**Written request**
Every line below should be copied exactly; drop the pictures.

═════ Given material ═════

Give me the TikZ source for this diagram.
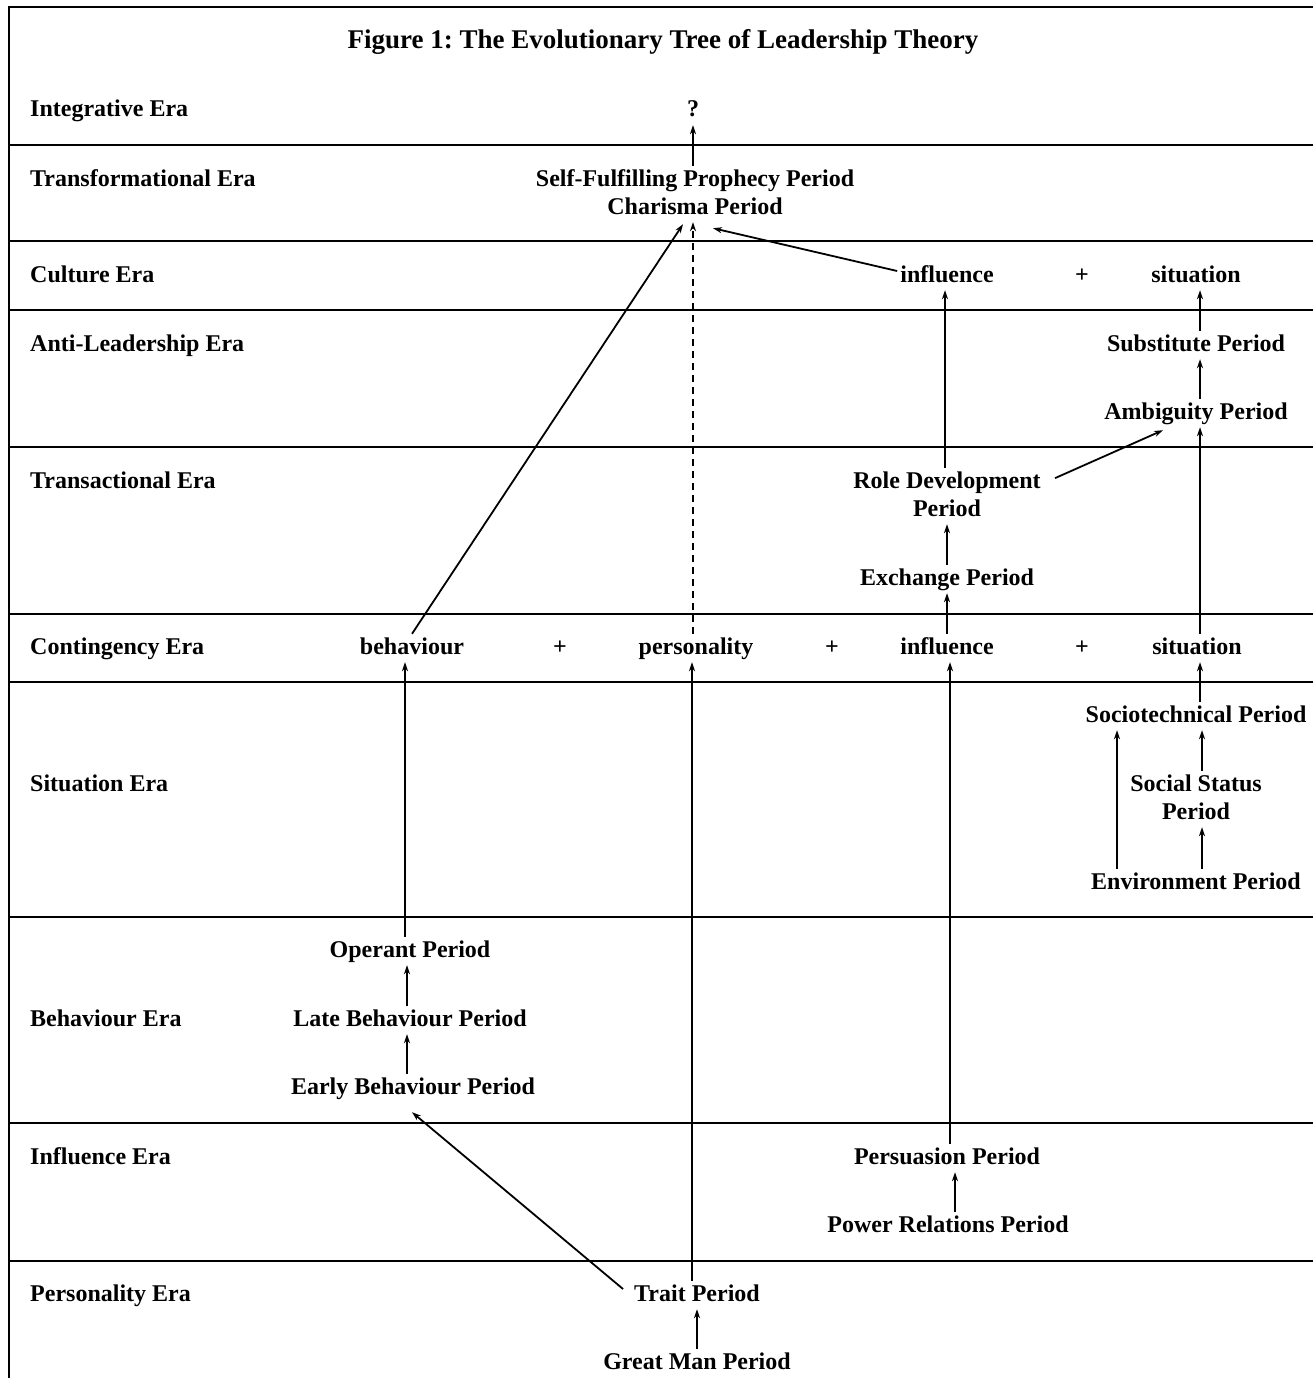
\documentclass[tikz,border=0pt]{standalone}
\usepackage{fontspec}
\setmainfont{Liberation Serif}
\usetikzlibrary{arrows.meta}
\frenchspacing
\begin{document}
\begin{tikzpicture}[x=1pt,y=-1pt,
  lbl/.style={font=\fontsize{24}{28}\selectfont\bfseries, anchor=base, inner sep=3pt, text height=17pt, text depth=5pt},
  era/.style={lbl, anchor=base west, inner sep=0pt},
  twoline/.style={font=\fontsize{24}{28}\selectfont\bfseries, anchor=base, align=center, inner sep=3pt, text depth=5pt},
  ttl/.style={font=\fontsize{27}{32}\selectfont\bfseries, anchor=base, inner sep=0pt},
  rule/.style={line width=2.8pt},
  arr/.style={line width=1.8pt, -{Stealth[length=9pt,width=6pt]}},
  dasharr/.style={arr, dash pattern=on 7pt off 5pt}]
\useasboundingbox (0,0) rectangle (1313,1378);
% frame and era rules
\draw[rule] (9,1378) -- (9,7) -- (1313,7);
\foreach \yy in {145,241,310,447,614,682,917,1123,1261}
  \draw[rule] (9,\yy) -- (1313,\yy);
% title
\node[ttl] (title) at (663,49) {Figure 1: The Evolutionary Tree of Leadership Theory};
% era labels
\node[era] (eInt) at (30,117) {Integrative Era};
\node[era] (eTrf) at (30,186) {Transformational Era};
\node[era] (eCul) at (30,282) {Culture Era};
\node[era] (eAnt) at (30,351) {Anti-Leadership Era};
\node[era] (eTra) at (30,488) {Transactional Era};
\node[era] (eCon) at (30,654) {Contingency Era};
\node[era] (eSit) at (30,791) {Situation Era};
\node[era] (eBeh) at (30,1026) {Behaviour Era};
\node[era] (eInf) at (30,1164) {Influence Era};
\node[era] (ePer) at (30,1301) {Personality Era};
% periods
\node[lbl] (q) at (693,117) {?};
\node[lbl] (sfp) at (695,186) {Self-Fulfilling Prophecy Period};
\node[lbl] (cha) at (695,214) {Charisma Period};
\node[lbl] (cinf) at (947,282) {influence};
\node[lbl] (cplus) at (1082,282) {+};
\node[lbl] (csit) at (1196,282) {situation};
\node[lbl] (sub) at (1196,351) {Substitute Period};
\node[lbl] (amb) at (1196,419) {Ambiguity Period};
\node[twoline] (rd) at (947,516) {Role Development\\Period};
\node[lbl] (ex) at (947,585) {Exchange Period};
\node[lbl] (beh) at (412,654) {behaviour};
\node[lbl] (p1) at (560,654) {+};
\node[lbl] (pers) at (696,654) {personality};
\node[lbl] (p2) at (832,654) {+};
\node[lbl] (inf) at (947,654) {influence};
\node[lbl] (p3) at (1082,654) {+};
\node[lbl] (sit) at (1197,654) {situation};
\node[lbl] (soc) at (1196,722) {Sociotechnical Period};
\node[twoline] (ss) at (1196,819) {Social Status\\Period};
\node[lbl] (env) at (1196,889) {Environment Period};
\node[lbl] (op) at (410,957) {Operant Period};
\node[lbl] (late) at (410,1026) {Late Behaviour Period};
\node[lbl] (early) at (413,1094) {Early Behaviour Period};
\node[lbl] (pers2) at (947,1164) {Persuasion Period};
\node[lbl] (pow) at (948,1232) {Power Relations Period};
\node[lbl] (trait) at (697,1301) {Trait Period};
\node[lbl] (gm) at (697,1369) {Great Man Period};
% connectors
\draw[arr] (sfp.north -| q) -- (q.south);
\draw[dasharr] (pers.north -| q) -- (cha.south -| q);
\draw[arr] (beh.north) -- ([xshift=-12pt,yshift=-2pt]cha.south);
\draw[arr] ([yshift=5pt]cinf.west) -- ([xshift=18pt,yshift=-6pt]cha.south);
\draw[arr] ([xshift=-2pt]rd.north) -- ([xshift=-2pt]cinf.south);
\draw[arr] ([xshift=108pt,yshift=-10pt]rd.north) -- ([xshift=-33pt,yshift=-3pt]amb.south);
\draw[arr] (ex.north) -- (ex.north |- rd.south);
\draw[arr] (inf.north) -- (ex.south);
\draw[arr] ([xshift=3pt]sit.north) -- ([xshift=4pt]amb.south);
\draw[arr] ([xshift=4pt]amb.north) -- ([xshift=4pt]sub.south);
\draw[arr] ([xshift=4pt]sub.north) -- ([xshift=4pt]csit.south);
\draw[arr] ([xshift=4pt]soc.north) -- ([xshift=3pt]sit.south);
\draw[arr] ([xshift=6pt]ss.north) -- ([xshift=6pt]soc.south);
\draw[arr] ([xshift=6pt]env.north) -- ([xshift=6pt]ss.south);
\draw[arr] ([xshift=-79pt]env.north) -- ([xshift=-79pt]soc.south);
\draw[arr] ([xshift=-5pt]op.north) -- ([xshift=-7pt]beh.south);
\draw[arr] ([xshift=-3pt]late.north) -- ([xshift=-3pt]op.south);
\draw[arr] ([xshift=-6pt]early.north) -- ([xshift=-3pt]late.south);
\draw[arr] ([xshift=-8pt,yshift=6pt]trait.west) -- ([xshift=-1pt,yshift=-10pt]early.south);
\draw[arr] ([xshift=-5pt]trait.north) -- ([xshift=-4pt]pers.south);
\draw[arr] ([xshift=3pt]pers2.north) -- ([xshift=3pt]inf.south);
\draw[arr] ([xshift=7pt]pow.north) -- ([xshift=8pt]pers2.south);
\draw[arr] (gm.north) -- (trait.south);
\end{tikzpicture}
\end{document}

═════

**Reply**
Give me the TikZ source for this diagram.
\documentclass[tikz,border=0pt]{standalone}
\usepackage{fontspec}
\setmainfont{Liberation Serif}
\usetikzlibrary{arrows.meta}
\frenchspacing
\begin{document}
\begin{tikzpicture}[x=1pt,y=-1pt,
  lbl/.style={font=\fontsize{24}{28}\selectfont\bfseries, anchor=base, inner sep=3pt, text height=17pt, text depth=5pt},
  era/.style={lbl, anchor=base west, inner sep=0pt},
  twoline/.style={font=\fontsize{24}{28}\selectfont\bfseries, anchor=base, align=center, inner sep=3pt, text depth=5pt},
  ttl/.style={font=\fontsize{27}{32}\selectfont\bfseries, anchor=base, inner sep=0pt},
  rule/.style={line width=2.8pt},
  arr/.style={line width=1.8pt, -{Stealth[length=9pt,width=6pt]}},
  dasharr/.style={arr, dash pattern=on 7pt off 5pt}]
\useasboundingbox (0,0) rectangle (1313,1378);
% frame and era rules
\draw[rule] (9,1378) -- (9,7) -- (1313,7);
\foreach \yy in {145,241,310,447,614,682,917,1123,1261}
  \draw[rule] (9,\yy) -- (1313,\yy);
% title
\node[ttl] (title) at (663,49) {Figure 1: The Evolutionary Tree of Leadership Theory};
% era labels
\node[era] (eInt) at (30,117) {Integrative Era};
\node[era] (eTrf) at (30,186) {Transformational Era};
\node[era] (eCul) at (30,282) {Culture Era};
\node[era] (eAnt) at (30,351) {Anti-Leadership Era};
\node[era] (eTra) at (30,488) {Transactional Era};
\node[era] (eCon) at (30,654) {Contingency Era};
\node[era] (eSit) at (30,791) {Situation Era};
\node[era] (eBeh) at (30,1026) {Behaviour Era};
\node[era] (eInf) at (30,1164) {Influence Era};
\node[era] (ePer) at (30,1301) {Personality Era};
% periods
\node[lbl] (q) at (693,117) {?};
\node[lbl] (sfp) at (695,186) {Self-Fulfilling Prophecy Period};
\node[lbl] (cha) at (695,214) {Charisma Period};
\node[lbl] (cinf) at (947,282) {influence};
\node[lbl] (cplus) at (1082,282) {+};
\node[lbl] (csit) at (1196,282) {situation};
\node[lbl] (sub) at (1196,351) {Substitute Period};
\node[lbl] (amb) at (1196,419) {Ambiguity Period};
\node[twoline] (rd) at (947,516) {Role Development\\Period};
\node[lbl] (ex) at (947,585) {Exchange Period};
\node[lbl] (beh) at (412,654) {behaviour};
\node[lbl] (p1) at (560,654) {+};
\node[lbl] (pers) at (696,654) {personality};
\node[lbl] (p2) at (832,654) {+};
\node[lbl] (inf) at (947,654) {influence};
\node[lbl] (p3) at (1082,654) {+};
\node[lbl] (sit) at (1197,654) {situation};
\node[lbl] (soc) at (1196,722) {Sociotechnical Period};
\node[twoline] (ss) at (1196,819) {Social Status\\Period};
\node[lbl] (env) at (1196,889) {Environment Period};
\node[lbl] (op) at (410,957) {Operant Period};
\node[lbl] (late) at (410,1026) {Late Behaviour Period};
\node[lbl] (early) at (413,1094) {Early Behaviour Period};
\node[lbl] (pers2) at (947,1164) {Persuasion Period};
\node[lbl] (pow) at (948,1232) {Power Relations Period};
\node[lbl] (trait) at (697,1301) {Trait Period};
\node[lbl] (gm) at (697,1369) {Great Man Period};
% connectors
\draw[arr] (sfp.north -| q) -- (q.south);
\draw[dasharr] (pers.north -| q) -- (cha.south -| q);
\draw[arr] (beh.north) -- ([xshift=-12pt,yshift=-2pt]cha.south);
\draw[arr] ([yshift=5pt]cinf.west) -- ([xshift=18pt,yshift=-6pt]cha.south);
\draw[arr] ([xshift=-2pt]rd.north) -- ([xshift=-2pt]cinf.south);
\draw[arr] ([xshift=108pt,yshift=-10pt]rd.north) -- ([xshift=-33pt,yshift=-3pt]amb.south);
\draw[arr] (ex.north) -- (ex.north |- rd.south);
\draw[arr] (inf.north) -- (ex.south);
\draw[arr] ([xshift=3pt]sit.north) -- ([xshift=4pt]amb.south);
\draw[arr] ([xshift=4pt]amb.north) -- ([xshift=4pt]sub.south);
\draw[arr] ([xshift=4pt]sub.north) -- ([xshift=4pt]csit.south);
\draw[arr] ([xshift=4pt]soc.north) -- ([xshift=3pt]sit.south);
\draw[arr] ([xshift=6pt]ss.north) -- ([xshift=6pt]soc.south);
\draw[arr] ([xshift=6pt]env.north) -- ([xshift=6pt]ss.south);
\draw[arr] ([xshift=-79pt]env.north) -- ([xshift=-79pt]soc.south);
\draw[arr] ([xshift=-5pt]op.north) -- ([xshift=-7pt]beh.south);
\draw[arr] ([xshift=-3pt]late.north) -- ([xshift=-3pt]op.south);
\draw[arr] ([xshift=-6pt]early.north) -- ([xshift=-3pt]late.south);
\draw[arr] ([xshift=-8pt,yshift=6pt]trait.west) -- ([xshift=-1pt,yshift=-10pt]early.south);
\draw[arr] ([xshift=-5pt]trait.north) -- ([xshift=-4pt]pers.south);
\draw[arr] ([xshift=3pt]pers2.north) -- ([xshift=3pt]inf.south);
\draw[arr] ([xshift=7pt]pow.north) -- ([xshift=8pt]pers2.south);
\draw[arr] (gm.north) -- (trait.south);
\end{tikzpicture}
\end{document}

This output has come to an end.